§ **Problem details**: Transcribe the listing exactly, leaving out every picture.
# Data excerpts start
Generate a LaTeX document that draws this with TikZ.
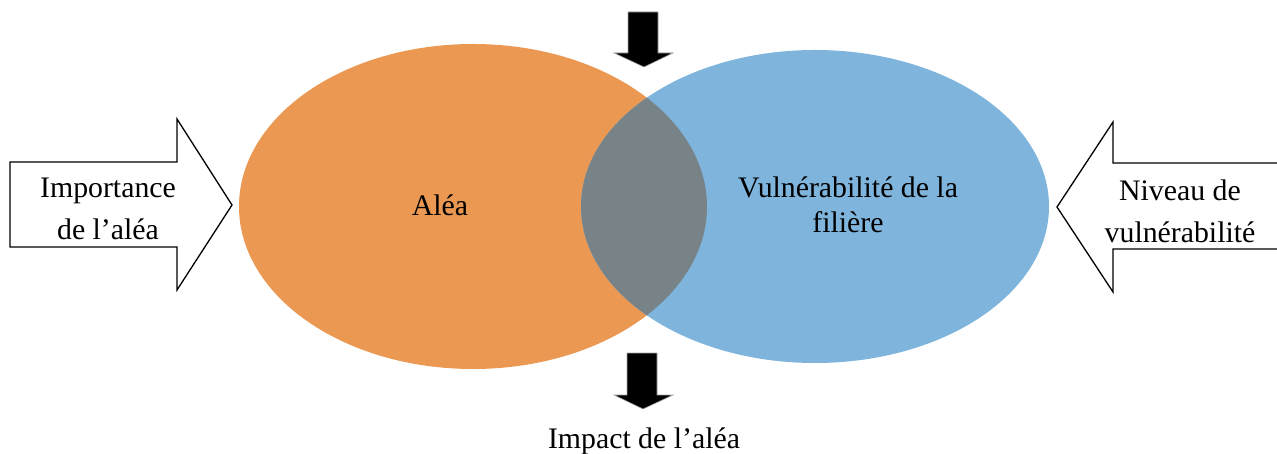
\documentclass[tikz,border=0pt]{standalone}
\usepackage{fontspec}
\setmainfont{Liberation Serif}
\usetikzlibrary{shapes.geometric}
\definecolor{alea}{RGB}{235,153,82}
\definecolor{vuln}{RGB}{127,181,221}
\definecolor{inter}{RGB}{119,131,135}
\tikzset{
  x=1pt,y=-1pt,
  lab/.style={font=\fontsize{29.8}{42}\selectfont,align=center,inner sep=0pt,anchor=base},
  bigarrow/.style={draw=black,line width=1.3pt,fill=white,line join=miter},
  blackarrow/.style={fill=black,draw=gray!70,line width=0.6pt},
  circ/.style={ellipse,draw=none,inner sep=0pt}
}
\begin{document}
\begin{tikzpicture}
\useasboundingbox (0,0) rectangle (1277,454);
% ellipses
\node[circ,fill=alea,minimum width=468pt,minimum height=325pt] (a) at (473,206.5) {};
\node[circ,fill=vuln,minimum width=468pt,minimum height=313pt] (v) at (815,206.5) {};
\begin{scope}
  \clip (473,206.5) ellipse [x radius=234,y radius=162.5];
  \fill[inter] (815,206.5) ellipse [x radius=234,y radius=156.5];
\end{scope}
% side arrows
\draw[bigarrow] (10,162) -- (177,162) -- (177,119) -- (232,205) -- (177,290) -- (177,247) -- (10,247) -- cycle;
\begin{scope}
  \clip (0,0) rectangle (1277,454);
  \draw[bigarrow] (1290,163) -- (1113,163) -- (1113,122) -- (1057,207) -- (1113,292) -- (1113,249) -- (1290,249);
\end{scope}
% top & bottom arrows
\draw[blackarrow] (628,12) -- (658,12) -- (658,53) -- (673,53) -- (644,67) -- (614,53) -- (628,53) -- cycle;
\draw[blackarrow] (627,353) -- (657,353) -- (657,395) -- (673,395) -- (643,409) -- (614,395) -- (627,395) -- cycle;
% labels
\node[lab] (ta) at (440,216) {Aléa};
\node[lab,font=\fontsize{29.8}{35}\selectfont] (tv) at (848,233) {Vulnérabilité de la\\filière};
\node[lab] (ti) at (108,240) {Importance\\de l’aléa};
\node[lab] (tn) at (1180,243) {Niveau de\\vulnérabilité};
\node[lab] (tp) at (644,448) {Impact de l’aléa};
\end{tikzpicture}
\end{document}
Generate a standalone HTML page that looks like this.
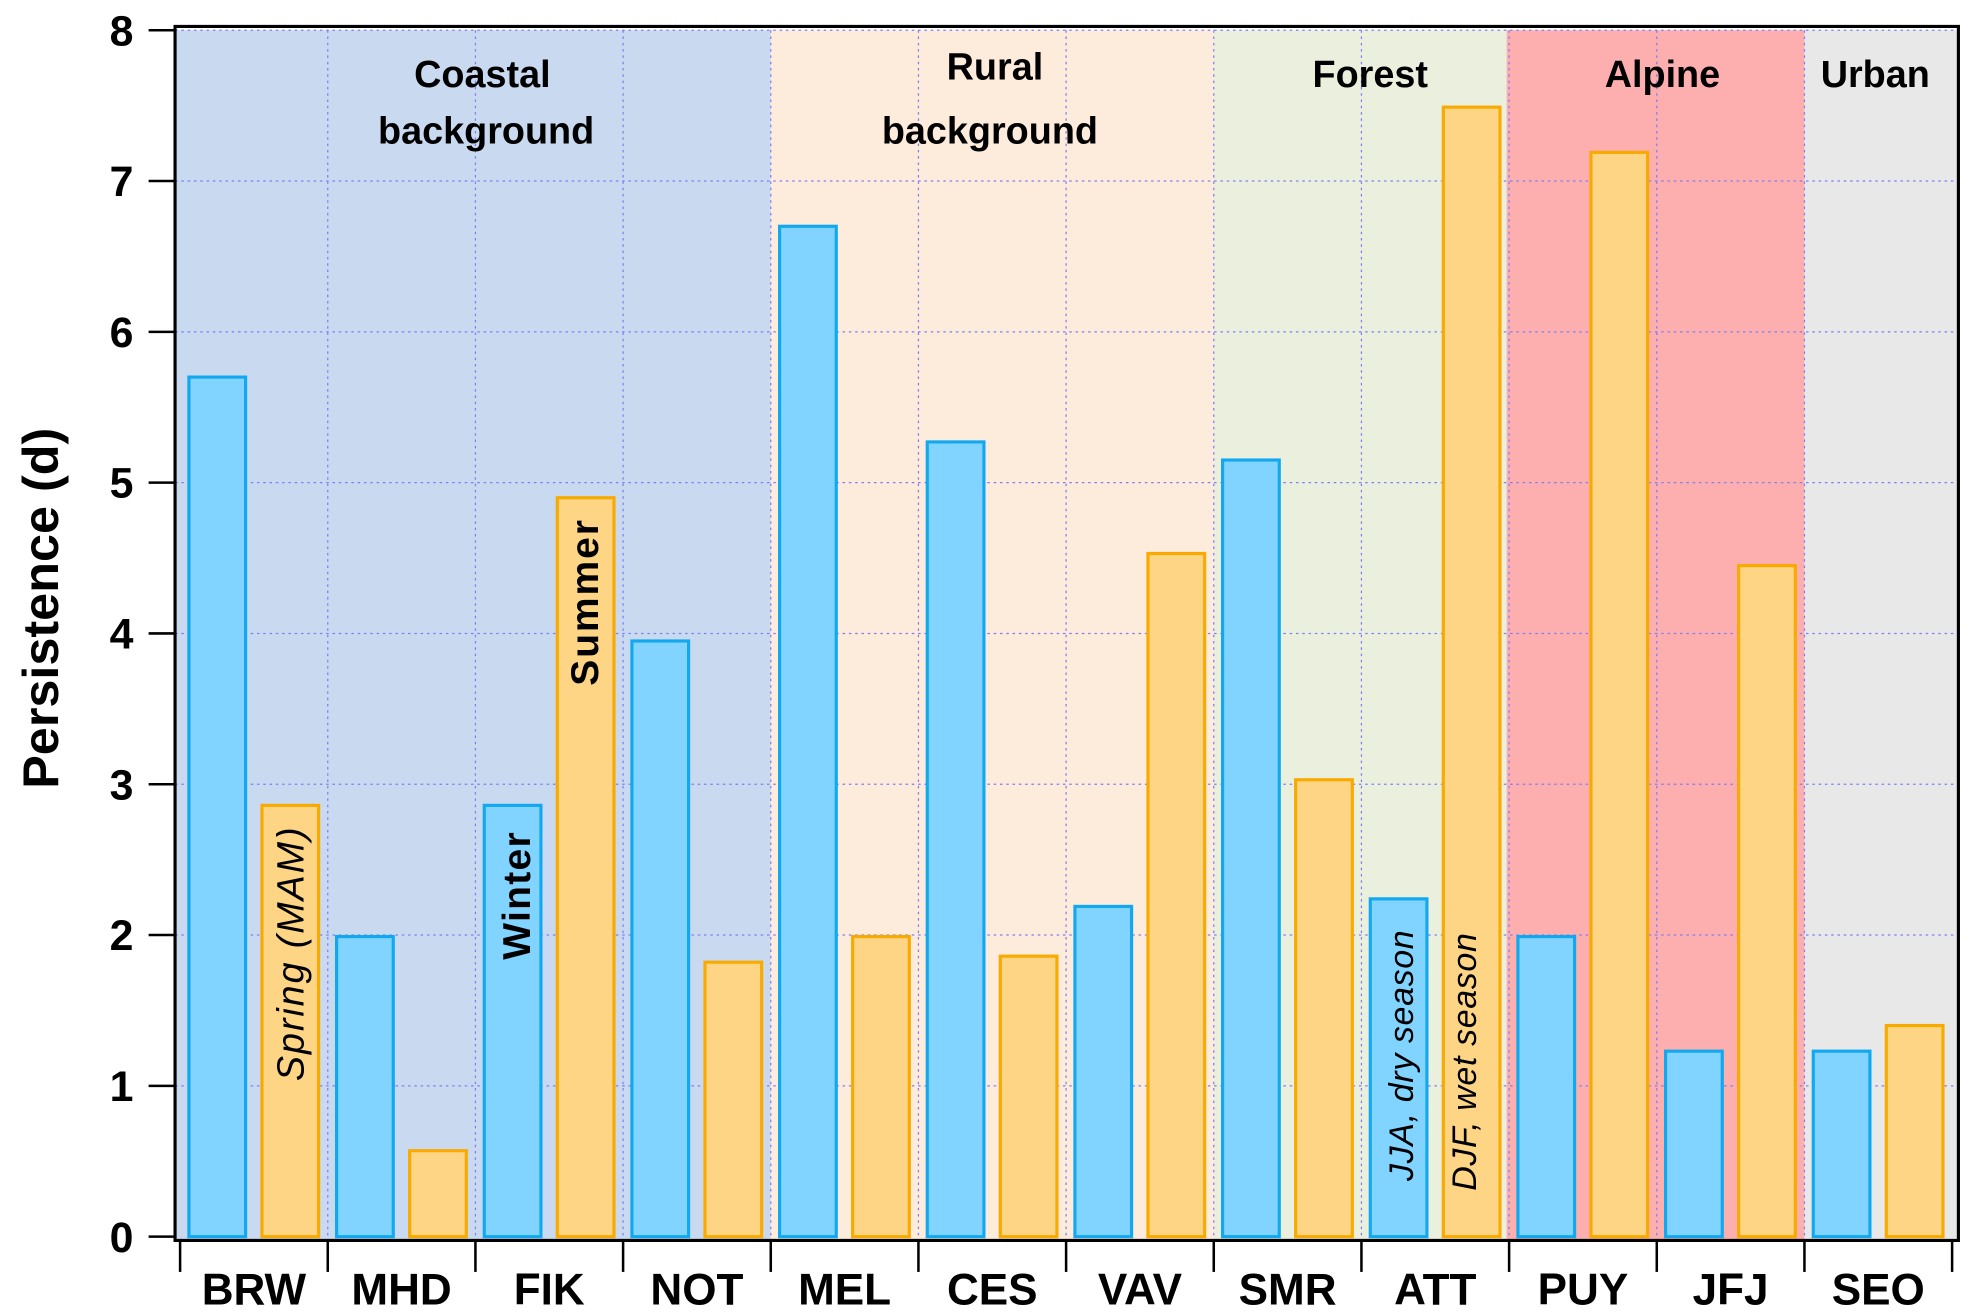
# Data excerpts end
§ **Task output**:
Generate a LaTeX document that draws this with TikZ.
\documentclass[tikz,border=0pt]{standalone}
\usepackage{fontspec}
\setmainfont{Liberation Serif}
\usetikzlibrary{shapes.geometric}
\definecolor{alea}{RGB}{235,153,82}
\definecolor{vuln}{RGB}{127,181,221}
\definecolor{inter}{RGB}{119,131,135}
\tikzset{
  x=1pt,y=-1pt,
  lab/.style={font=\fontsize{29.8}{42}\selectfont,align=center,inner sep=0pt,anchor=base},
  bigarrow/.style={draw=black,line width=1.3pt,fill=white,line join=miter},
  blackarrow/.style={fill=black,draw=gray!70,line width=0.6pt},
  circ/.style={ellipse,draw=none,inner sep=0pt}
}
\begin{document}
\begin{tikzpicture}
\useasboundingbox (0,0) rectangle (1277,454);
% ellipses
\node[circ,fill=alea,minimum width=468pt,minimum height=325pt] (a) at (473,206.5) {};
\node[circ,fill=vuln,minimum width=468pt,minimum height=313pt] (v) at (815,206.5) {};
\begin{scope}
  \clip (473,206.5) ellipse [x radius=234,y radius=162.5];
  \fill[inter] (815,206.5) ellipse [x radius=234,y radius=156.5];
\end{scope}
% side arrows
\draw[bigarrow] (10,162) -- (177,162) -- (177,119) -- (232,205) -- (177,290) -- (177,247) -- (10,247) -- cycle;
\begin{scope}
  \clip (0,0) rectangle (1277,454);
  \draw[bigarrow] (1290,163) -- (1113,163) -- (1113,122) -- (1057,207) -- (1113,292) -- (1113,249) -- (1290,249);
\end{scope}
% top & bottom arrows
\draw[blackarrow] (628,12) -- (658,12) -- (658,53) -- (673,53) -- (644,67) -- (614,53) -- (628,53) -- cycle;
\draw[blackarrow] (627,353) -- (657,353) -- (657,395) -- (673,395) -- (643,409) -- (614,395) -- (627,395) -- cycle;
% labels
\node[lab] (ta) at (440,216) {Aléa};
\node[lab,font=\fontsize{29.8}{35}\selectfont] (tv) at (848,233) {Vulnérabilité de la\\filière};
\node[lab] (ti) at (108,240) {Importance\\de l’aléa};
\node[lab] (tn) at (1180,243) {Niveau de\\vulnérabilité};
\node[lab] (tp) at (644,448) {Impact de l’aléa};
\end{tikzpicture}
\end{document}
Generate a standalone HTML page that looks like this.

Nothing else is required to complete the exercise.